RENTON, Wash. — Nate Boyer won’t likely forget walking in the Seattle Seahawks’ locker room on Friday and seeing the blue No. 48 jersey with his name on it.
“To go in there and I see [the jersey], it’s awesome,” he said. “To be able to officially say I’m an NFL player, as long as it lasts, it’s amazing. It’s hard to describe.”
At age 34, Boyer is the inspirational story of rookie camp, a Green Beret war hero who became a talented long-snapper for the Texas Longhorns in his 30s. Now the Seahawks are giving him a shot in the NFL as a rookie free agent.
“I’m so fortunate to be here,” Boyer said after his first NFL practice. “I’m soaking up every minute of it. You can’t ask for more. This is the best team in football.”
Boyer was the first player on the field Friday. He realizes he is a long shot to make the team. The Seahawks have one of the best long-snappers in football in Clint Gresham, who recently signed a new three-year deal worth $2.7 million.
“Clint was one of the first people to congratulate me,” Boyer said. “It’s two guys competing and both having fun and getting after it. I’m going to give it everything I have.”
Seahawks coach Pete Carroll said he is impressed with what Boyer has accomplished in his life and what he has given to his country.
“It’s hard to grasp, for some of us, what he’s gone through and what he’s endured,” Carroll said of Boyer. “The mentality that it’s taken for him to accomplish the things he’s accomplished. He’s an amazing man. We’re thrilled to have him. And he snaps the ball pretty sweet too, so he had a good first day for us.”
Boyer earned a Bronze Star while serving in Afghanistan and Iraq. He said his experiences in combat have helped him on the football field.
“Football is not like war in any way,” Boyer said. “But it does have a lot of similarities to the military with those brotherhoods you build in the locker room or on the battlefield.
“The concept I love about football is you are literally fighting for the man on your left and right. That’s exactly what it’s all about in combat. You’re selfless and playing for each other. That’s something I’ve already heard here in the last 24 hours.”
He also has heard a lot of encouraging messages from his former buddies in the service.
“But the best things, the ones that inspire the most, are notes and letters from people I’ve never met,” Boyer said. “I got one [Friday] in my locker that said, ‘Hey, you’re inspiring me to go after something. I don’t care that people are telling me I can’t and I won’t.’
“I love that. Those are the words that drive me. I turn it into fuel and it fires me up.”
Boyer didn’t start playing football until he was 29, so did he ever imagine he would get an opportunity in the NFL?
“Of course,” he said. “I’m a dreamer. I’m just like that. I believe that I can do it. What I learned in the military is how to work toward that. It takes a huge amount of sacrifice.
“It’s what you have to be willing to give up and to accept the fact that you might fail. But when you get to this level, that’s not failing. It may not work out the way you hope, but it’s not failing.”

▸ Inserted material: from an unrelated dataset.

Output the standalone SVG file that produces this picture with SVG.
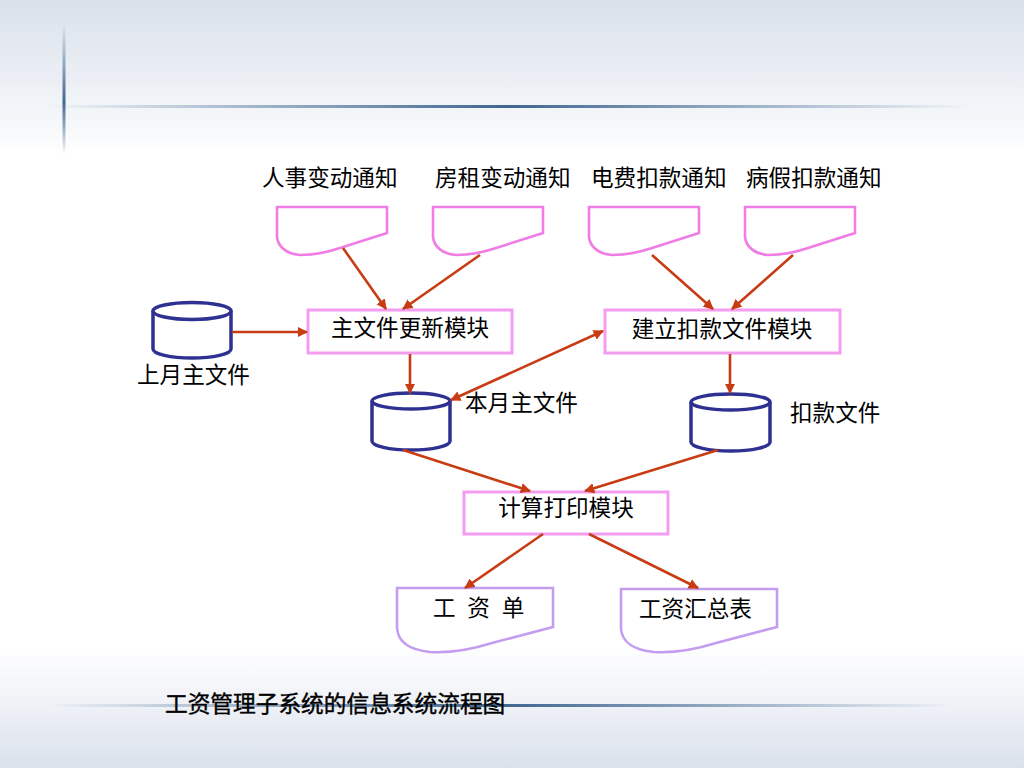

Boyer doesn’t consider himself a hero, but he wants to do something special for people he sees as heroes.
“There are so many guys out there that have done way more heroic things than I can imagine,” Boyer said. “There are guys that have lost a lot more than me and sacrificed a lot more than I have. I’m fortunate to be able to do this.
“There are a lot of guys that will never get that opportunity, not just in football, but a lot of things. That’s one of the main reasons I’m here, to honor those guys, the guys who paid the ultimate sacrifice. They gave everything so guys like me can play football.”